4. "They began to be merry," says our Lord, telling the story of the heart-broken father who had got back his younger son from a far country. And even Feeble-mind and Ready-to-halt begin to be merry on the green that day after Doubting Castle has fallen to Greatheart's arms. Now, Christiana, if need was, could play upon the viol, and her daughter Mercy upon the lute; and, since they were so merry disposed, she played them a lesson, and Mr. Ready-to-
halt would dance. So he paid a boy a penny to hold one of his crutches, and, taking Miss Much-afraid by the hand, to dancing they went. And, I promise you he footed it well; the lame man leaped as an hart; also the girl was to be commended, for she answered the music handsomely. In spite of his life-long infirmity, there was deep down in Mr. Ready-to-halt an unsuspected fund of good-humour.

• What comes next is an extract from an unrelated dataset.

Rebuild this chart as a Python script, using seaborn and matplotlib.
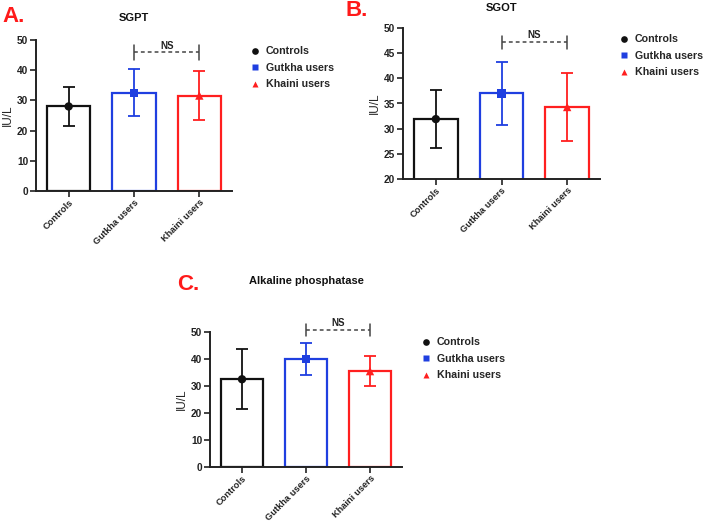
import matplotlib
matplotlib.use("Agg")
import matplotlib.pyplot as plt
import seaborn as sns
import pandas as pd

sns.set_style("ticks")
plt.rcParams['font.family'] = ['Liberation Sans', 'DejaVu Sans']

groups = ["Controls", "Gutkha users", "Khaini users"]
colors = ["#111111", "#1f3fe0", "#ff1f1f"]
markers = ["o", "s", "^"]

sgpt_mean = [28.0, 32.5, 31.6]
sgpt_sd = [6.5, 7.8, 8.2]
sgot_mean = [31.9, 37.0, 34.3]
sgot_sd = [5.7, 6.3, 6.8]
alp_mean = [32.5, 40.0, 35.5]
alp_sd = [11.1, 6.0, 5.5]

titles = ["SGPT", "SGOT", "Alkaline phosphatase"]
panel_labels = ["A.", "B.", "C."]
ns_level = [46.0, 47.2, 50.9]
ns_half = [2.5, 1.3, 2.2]
ylims = [(0, 50), (20, 50), (0, 50)]
yticks = [[0, 10, 20, 30, 40, 50], [20, 25, 30, 35, 40, 45, 50], [0, 10, 20, 30, 40, 50]]

W, H = 705, 524
fig = plt.figure(figsize=(W / 100, H / 100), dpi=100)

axes_px = [(36, 40, 232, 191), (403, 28, 600, 179), (210, 332, 402, 467)]
title_px = [(134, 18), (502, 8), (306, 281)]
label_px = [(14, 17), (357, 11), (188, 284)]
legend_px = [(241, 39), (610, 27), (412, 330)]

datasets = [(sgpt_mean, sgpt_sd), (sgot_mean, sgot_sd), (alp_mean, alp_sd)]

for i, (means, sds) in enumerate(datasets):
    l, t, r, b = axes_px[i]
    ax = fig.add_axes([l / W, 1 - b / H, (r - l) / W, (b - t) / H])
    df = pd.DataFrame({"group": groups, "value": means})
    sns.barplot(data=df, x="group", y="value", hue="group", palette=colors,
                fill=False, width=0.66, linewidth=1.6, errorbar=None,
                legend=False, ax=ax)
    for j in range(3):
        ax.errorbar(j, means[j], yerr=sds[j], fmt="none", ecolor=colors[j],
                    elinewidth=1.3, capsize=4, capthick=1.3, zorder=3)
    sns.scatterplot(data=df, x="group", y="value", hue="group", style="group",
                    palette=colors, markers=markers, s=36, edgecolor="none",
                    zorder=4, ax=ax)
    ax.set_xlim(-0.5, 2.5)
    ax.set_ylim(*ylims[i])
    ax.set_yticks(yticks[i])
    ax.set_xlabel("")
    ax.set_ylabel("IU/L", fontsize=8.5, labelpad=2)
    ax.set_xticks(range(3))
    ax.set_xticklabels(groups, rotation=45, ha="right", rotation_mode="anchor",
                       fontsize=6.7, fontweight="bold")
    for lab in ax.get_yticklabels():
        lab.set_fontsize(7.3)
        lab.set_fontweight("bold")
    for s in ["top", "right"]:
        ax.spines[s].set_visible(False)
    for s in ["left", "bottom"]:
        ax.spines[s].set_linewidth(1.4)
        ax.spines[s].set_color("#222222")
    ax.tick_params(width=1.2, length=4, pad=1.5, colors="#222222")
    ax.tick_params(axis="x", pad=1.0)
    # NS bracket
    y0 = ns_level[i]
    h = ns_half[i]
    ax.plot([1, 2], [y0, y0], ls=(0, (2.5, 2)), color="#444444", lw=1.1, clip_on=False)
    ax.plot([1, 1], [y0 - h, y0 + h], color="#444444", lw=1.1, clip_on=False)
    ax.plot([2, 2], [y0 - h, y0 + h], color="#444444", lw=1.1, clip_on=False)
    ax.text(1.5, y0 + 0.4, "NS", ha="center", va="bottom", fontsize=7,
            fontweight="bold", color="#222222", clip_on=False)
    # legend
    handles, labs = ax.get_legend_handles_labels()
    lx, ly = legend_px[i]
    leg = ax.legend(handles, labs, loc="upper left",
                    bbox_to_anchor=(lx / W, 1 - ly / H),
                    bbox_transform=fig.transFigure, frameon=False,
                    fontsize=7.7, handletextpad=0.4, labelspacing=0.6,
                    handlelength=1.2, borderpad=0.2, markerscale=0.8)
    for txt in leg.get_texts():
        txt.set_fontweight("bold")
    # title and panel letter
    tx, ty = title_px[i]
    fig.text(tx / W, 1 - ty / H, titles[i], ha="center", va="center",
             fontsize=8, fontweight="bold", color="#111111")
    px, py = label_px[i]
    fig.text(px / W, 1 - py / H, panel_labels[i], ha="center", va="center",
             fontsize=16, fontweight="bold", color="#ff1a1a")

fig.savefig("out.png", dpi=100)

There was no heartier merriment on the green that day than was the merriment that Mr. Ready-to-halt knocked out of his nimble crutch.
"True, he could not dance without one crutch in his hand." True, dear and noble Bunyan, thou canst not write a single page at any time or on any subject without thy genius and thy tenderness and thy divine grace marking the page as thine own alone!
5. The next time we see Mr. Ready-to-halt he is coming in on his crutches to see Christiana, for she has sent for him to see him.
So she said to him, "Thy travel hither hath been with difficulty, but that will make thy rest the sweeter." And then in process of time there came a post to the town and his business this time was with Mr. Ready-to-halt. "I am come to thee in the name of Him whom thou hast loved and followed, though upon crutches. And my message is to tell thee that He expects thee at His table to sup with Him in His kingdom the next day after Easter." "I am sent for," said Mr. Ready-to-halt to his fellow-pilgrims, "and God shall surely visit you also. These crutches," he said, "I bequeath to my son that shall tread in my steps, with an hundred warm wishes that he may prove better than I have done." Isaac was a child of promise, and Mr. Ready-to-halt had an Isaac also on whom his last thoughts turned. Isaac had been born to Abraham by a special and extraordinary and supernatural interposition of the grace and the power of God; and Mr. Ready-to-halt had always looked on himself as a second Abraham in that respect. A second Abraham, and more.
True, his son was not yet a pilgrim; perhaps he was too young to be so called; but Greatheart will take back the old man's crutches--
Greatheart was both man-of-war and beast-of-burden to the pilgrims and their wives and children--and will in spare hours teach young Ready-to-halt the use of the crutch, till the son can use with the same effect as his father his father's instrument. Is your child a child of promise? Is he to you a product of nature, or of grace?
Did you receive him and his brothers and sisters from God after you were as good as dead? Did you ever steal in when his nurse was at supper and say over his young cradle, He hath not dealt with me after my sins, nor rewarded me according to my iniquities? Is it in your will laid up with Christ in God about your crutches and your son what Mr. Ready-to-halt dictated on his deathbed? And does God know that there is no wish in your old heart a hundred times so warm for your son as is this wish,--that he may prove better at handling God's promises than you have been? Then, happy son, who has old Mr. Ready-to-halt for his father!
6. "He whom thou hast loved and followed, though upon crutches, expects thee at His table the next day after Easter." Take comfort, cripples! Had it been said that the King so expects Greatheart, or Standfast, or Valiant-for-truth, that would have been after the manner of the kings of this world. But to insist on having Mr. Ready-to-halt beside Him by such and such a day; to send such a post to a pilgrim who has not a single sound bone in all his body; to a sinner without a single trustworthy grace in all his heart; to a poor and simple believer who has nothing in his hand but one of God's own promises--Who is a king like unto our King?
Surely King David was never a better type of Christ than when he said to Mephibosheth, lame in both his feet from his nurse's arms:
"Fear not, Mephibosheth, for I will surely show thee kindness, and thou shalt eat bread at my table continually." And Mephibosheth shall always be our spokesman when he bows himself and says in return: "What is thy servant, that thou shouldst look upon such a dead dog as I am?"